— begin —

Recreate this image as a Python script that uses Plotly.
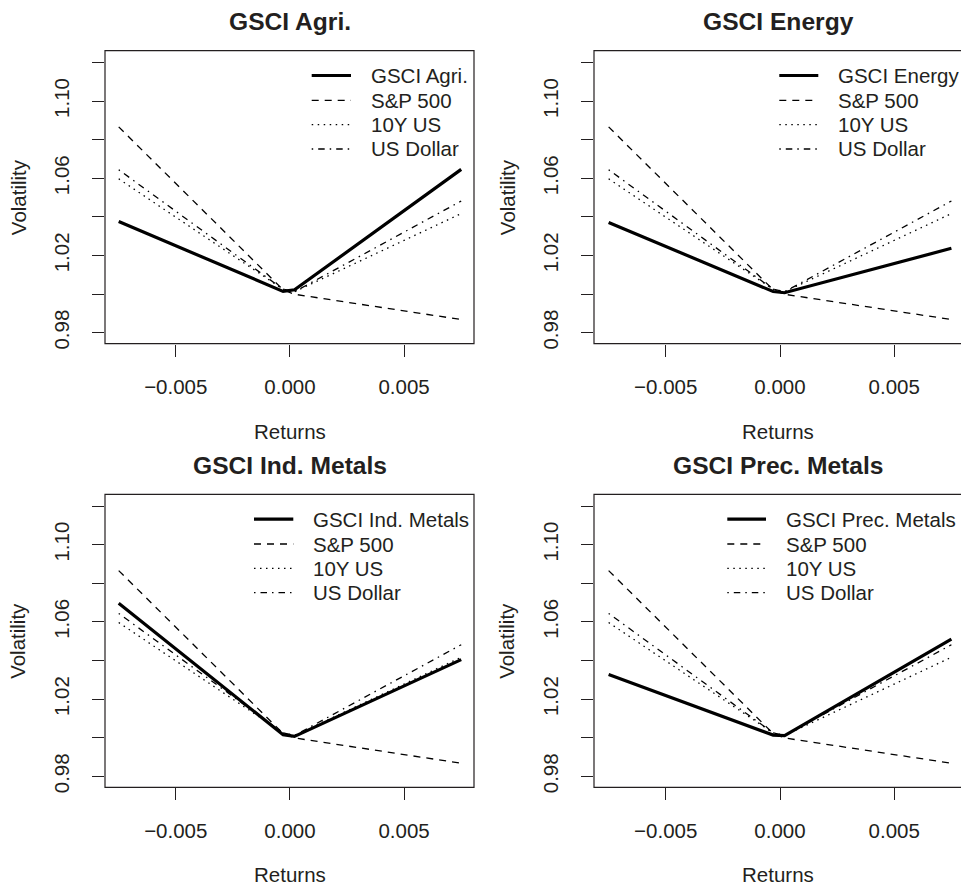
import plotly.graph_objects as go

W, H = 961, 892
FONT = "Liberation Sans, Arial, Helvetica, sans-serif"
INK = "#231F20"

# ---- data ----
returns = [-0.0075, -0.0003, 0.0002, 0.0075]

sp500 = [1.0866, 1.0022, 0.9999, 0.9868]
us10y = [1.0597, 1.0025, 1.0012, 1.0417]
usd = [1.0644, 1.0025, 1.0012, 1.0482]

gsci_agri = [1.0376, 1.0014, 1.0022, 1.0646]
gsci_energy = [1.0371, 1.0013, 1.0007, 1.0237]
gsci_ind_metals = [1.0697, 1.0016, 1.0007, 1.0405]
gsci_prec_metals = [1.0328, 1.0014, 1.0011, 1.0511]

panel_names = ["GSCI Agri.", "GSCI Energy", "GSCI Ind. Metals", "GSCI Prec. Metals"]
panel_series = [gsci_agri, gsci_energy, gsci_ind_metals, gsci_prec_metals]
other_names = ["S&P 500", "10Y US", "US Dollar"]
other_series = [sp500, us10y, usd]

x_tickvals = [-0.005, 0.0, 0.005]
x_ticktext = ["\u22120.005", "0.000", "0.005"]
y_tickvals = [0.98, 1.00, 1.02, 1.04, 1.06, 1.08, 1.10, 1.12]
y_ticktext = ["0.98", "", "1.02", "", "1.06", "", "1.10", ""]

# ---- layout geometry (pixels) ----
# box: left, right, top, bottom
boxes = [
    (105, 474, 51, 346),
    (594, 961, 51, 346),
    (105, 474, 497.7, 792.7),
    (594, 961, 497.7, 792.7),
]
xranges = [
    [-0.0081, 0.00806],
    [-0.00814, 0.00792],
    [-0.0081, 0.00806],
    [-0.00814, 0.00792],
]
yrange = [0.9743, 1.1261]
legend_x = [(311.7, 351, 369), (779.3, 818.3, 836), (254, 293.3, 310.7), (727.3, 766, 784.3)]
legend_rows = [25, 50, 74.5, 99]

styles = [
    dict(width=3.2, dash="solid"),
    dict(width=1.3, dash="7px,6px"),
    dict(width=1.3, dash="1.5px,4.5px"),
    dict(width=1.3, dash="1.5px,5px,6.5px,5px"),
]

FS = 20.5

fig = go.Figure()
shapes = []
annotations = []

for i in range(4):
    l, r, t, b = boxes[i]
    xa = "x" if i == 0 else f"x{i+1}"
    ya = "y" if i == 0 else f"y{i+1}"
    names = [panel_names[i]] + other_names
    series = [panel_series[i]] + other_series
    for k, (nm, vals) in enumerate(zip(names, series)):
        fig.add_trace(go.Scatter(
            x=returns, y=vals, mode="lines", name=nm, showlegend=False,
            line=dict(color="black", width=styles[k]["width"], dash=styles[k]["dash"]),
            xaxis=xa, yaxis=ya, hoverinfo="skip",
        ))
    suffix = "" if i == 0 else str(i + 1)
    common = dict(showgrid=False, zeroline=False, showline=False, ticks="outside",
                  ticklen=12, tickwidth=1, tickcolor=INK,
                  tickfont=dict(family=FONT, size=FS, color=INK))
    fig.layout["xaxis" + suffix] = dict(
        domain=[l / W, min(r / W, 1.0)], range=xranges[i], anchor=ya,
        tickmode="array", tickvals=x_tickvals, ticktext=x_ticktext,
        ticklabelstandoff=13, **common)
    fig.layout["yaxis" + suffix] = dict(
        domain=[1 - b / H, 1 - t / H], range=yrange, anchor=xa,
        tickmode="array", tickvals=y_tickvals, ticktext=y_ticktext,
        tickangle=-90, ticklabelstandoff=15, **common)

    # box
    xref_d = xa + " domain"
    yref_d = ya + " domain"
    shapes.append(dict(type="rect", xref=xref_d, yref=yref_d, x0=0, x1=1.003 if i % 2 else 1,
                       y0=0, y1=1, line=dict(color=INK, width=1.2), layer="above"))

    # titles
    cx = (l + (962 if i % 2 else r)) / 2
    annotations.append(dict(text="<b>" + panel_names[i] + "</b>", xref="paper", yref="paper",
                            x=cx / W, y=1 - (t - 29.5) / H, xanchor="center", yanchor="middle",
                            showarrow=False, font=dict(family=FONT, size=24.6, color=INK)))
    annotations.append(dict(text="Returns", xref="paper", yref="paper",
                            x=cx / W, y=1 - (b + 88) / H, xanchor="center", yanchor="middle",
                            showarrow=False, font=dict(family=FONT, size=FS, color=INK)))
    annotations.append(dict(text="Volatility", xref="paper", yref="paper",
                            x=(l - 87) / W, y=1 - ((t + b) / 2) / H, xanchor="center",
                            yanchor="middle", textangle=-90,
                            showarrow=False, font=dict(family=FONT, size=FS, color=INK)))

    # legend (no box)
    lx0, lx1, tx = legend_x[i]
    for k, nm in enumerate(names):
        yy = 1 - (t + legend_rows[k]) / H
        shapes.append(dict(type="line", xref="paper", yref="paper", x0=lx0 / W, x1=lx1 / W,
                           y0=yy, y1=yy,
                           line=dict(color="black", width=styles[k]["width"], dash=styles[k]["dash"])))
        annotations.append(dict(text=nm, xref="paper", yref="paper", x=tx / W, y=yy,
                                xanchor="left", yanchor="middle", showarrow=False,
                                font=dict(family=FONT, size=FS, color=INK)))

fig.update_layout(
    width=W, height=H, margin=dict(l=0, r=0, t=0, b=0),
    paper_bgcolor="white", plot_bgcolor="white",
    shapes=shapes, annotations=annotations, showlegend=False,
)

fig.write_html("out.html")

— end —

[GIVEN EXERCISE]
Copy the whole listing above word for word but do not carry over the pictures.

[TASK RESPONSE]
Recreate this image as a Python script that uses Plotly.
import plotly.graph_objects as go

W, H = 961, 892
FONT = "Liberation Sans, Arial, Helvetica, sans-serif"
INK = "#231F20"

# ---- data ----
returns = [-0.0075, -0.0003, 0.0002, 0.0075]

sp500 = [1.0866, 1.0022, 0.9999, 0.9868]
us10y = [1.0597, 1.0025, 1.0012, 1.0417]
usd = [1.0644, 1.0025, 1.0012, 1.0482]

gsci_agri = [1.0376, 1.0014, 1.0022, 1.0646]
gsci_energy = [1.0371, 1.0013, 1.0007, 1.0237]
gsci_ind_metals = [1.0697, 1.0016, 1.0007, 1.0405]
gsci_prec_metals = [1.0328, 1.0014, 1.0011, 1.0511]

panel_names = ["GSCI Agri.", "GSCI Energy", "GSCI Ind. Metals", "GSCI Prec. Metals"]
panel_series = [gsci_agri, gsci_energy, gsci_ind_metals, gsci_prec_metals]
other_names = ["S&P 500", "10Y US", "US Dollar"]
other_series = [sp500, us10y, usd]

x_tickvals = [-0.005, 0.0, 0.005]
x_ticktext = ["\u22120.005", "0.000", "0.005"]
y_tickvals = [0.98, 1.00, 1.02, 1.04, 1.06, 1.08, 1.10, 1.12]
y_ticktext = ["0.98", "", "1.02", "", "1.06", "", "1.10", ""]

# ---- layout geometry (pixels) ----
# box: left, right, top, bottom
boxes = [
    (105, 474, 51, 346),
    (594, 961, 51, 346),
    (105, 474, 497.7, 792.7),
    (594, 961, 497.7, 792.7),
]
xranges = [
    [-0.0081, 0.00806],
    [-0.00814, 0.00792],
    [-0.0081, 0.00806],
    [-0.00814, 0.00792],
]
yrange = [0.9743, 1.1261]
legend_x = [(311.7, 351, 369), (779.3, 818.3, 836), (254, 293.3, 310.7), (727.3, 766, 784.3)]
legend_rows = [25, 50, 74.5, 99]

styles = [
    dict(width=3.2, dash="solid"),
    dict(width=1.3, dash="7px,6px"),
    dict(width=1.3, dash="1.5px,4.5px"),
    dict(width=1.3, dash="1.5px,5px,6.5px,5px"),
]

FS = 20.5

fig = go.Figure()
shapes = []
annotations = []

for i in range(4):
    l, r, t, b = boxes[i]
    xa = "x" if i == 0 else f"x{i+1}"
    ya = "y" if i == 0 else f"y{i+1}"
    names = [panel_names[i]] + other_names
    series = [panel_series[i]] + other_series
    for k, (nm, vals) in enumerate(zip(names, series)):
        fig.add_trace(go.Scatter(
            x=returns, y=vals, mode="lines", name=nm, showlegend=False,
            line=dict(color="black", width=styles[k]["width"], dash=styles[k]["dash"]),
            xaxis=xa, yaxis=ya, hoverinfo="skip",
        ))
    suffix = "" if i == 0 else str(i + 1)
    common = dict(showgrid=False, zeroline=False, showline=False, ticks="outside",
                  ticklen=12, tickwidth=1, tickcolor=INK,
                  tickfont=dict(family=FONT, size=FS, color=INK))
    fig.layout["xaxis" + suffix] = dict(
        domain=[l / W, min(r / W, 1.0)], range=xranges[i], anchor=ya,
        tickmode="array", tickvals=x_tickvals, ticktext=x_ticktext,
        ticklabelstandoff=13, **common)
    fig.layout["yaxis" + suffix] = dict(
        domain=[1 - b / H, 1 - t / H], range=yrange, anchor=xa,
        tickmode="array", tickvals=y_tickvals, ticktext=y_ticktext,
        tickangle=-90, ticklabelstandoff=15, **common)

    # box
    xref_d = xa + " domain"
    yref_d = ya + " domain"
    shapes.append(dict(type="rect", xref=xref_d, yref=yref_d, x0=0, x1=1.003 if i % 2 else 1,
                       y0=0, y1=1, line=dict(color=INK, width=1.2), layer="above"))

    # titles
    cx = (l + (962 if i % 2 else r)) / 2
    annotations.append(dict(text="<b>" + panel_names[i] + "</b>", xref="paper", yref="paper",
                            x=cx / W, y=1 - (t - 29.5) / H, xanchor="center", yanchor="middle",
                            showarrow=False, font=dict(family=FONT, size=24.6, color=INK)))
    annotations.append(dict(text="Returns", xref="paper", yref="paper",
                            x=cx / W, y=1 - (b + 88) / H, xanchor="center", yanchor="middle",
                            showarrow=False, font=dict(family=FONT, size=FS, color=INK)))
    annotations.append(dict(text="Volatility", xref="paper", yref="paper",
                            x=(l - 87) / W, y=1 - ((t + b) / 2) / H, xanchor="center",
                            yanchor="middle", textangle=-90,
                            showarrow=False, font=dict(family=FONT, size=FS, color=INK)))

    # legend (no box)
    lx0, lx1, tx = legend_x[i]
    for k, nm in enumerate(names):
        yy = 1 - (t + legend_rows[k]) / H
        shapes.append(dict(type="line", xref="paper", yref="paper", x0=lx0 / W, x1=lx1 / W,
                           y0=yy, y1=yy,
                           line=dict(color="black", width=styles[k]["width"], dash=styles[k]["dash"])))
        annotations.append(dict(text=nm, xref="paper", yref="paper", x=tx / W, y=yy,
                                xanchor="left", yanchor="middle", showarrow=False,
                                font=dict(family=FONT, size=FS, color=INK)))

fig.update_layout(
    width=W, height=H, margin=dict(l=0, r=0, t=0, b=0),
    paper_bgcolor="white", plot_bgcolor="white",
    shapes=shapes, annotations=annotations, showlegend=False,
)

fig.write_html("out.html")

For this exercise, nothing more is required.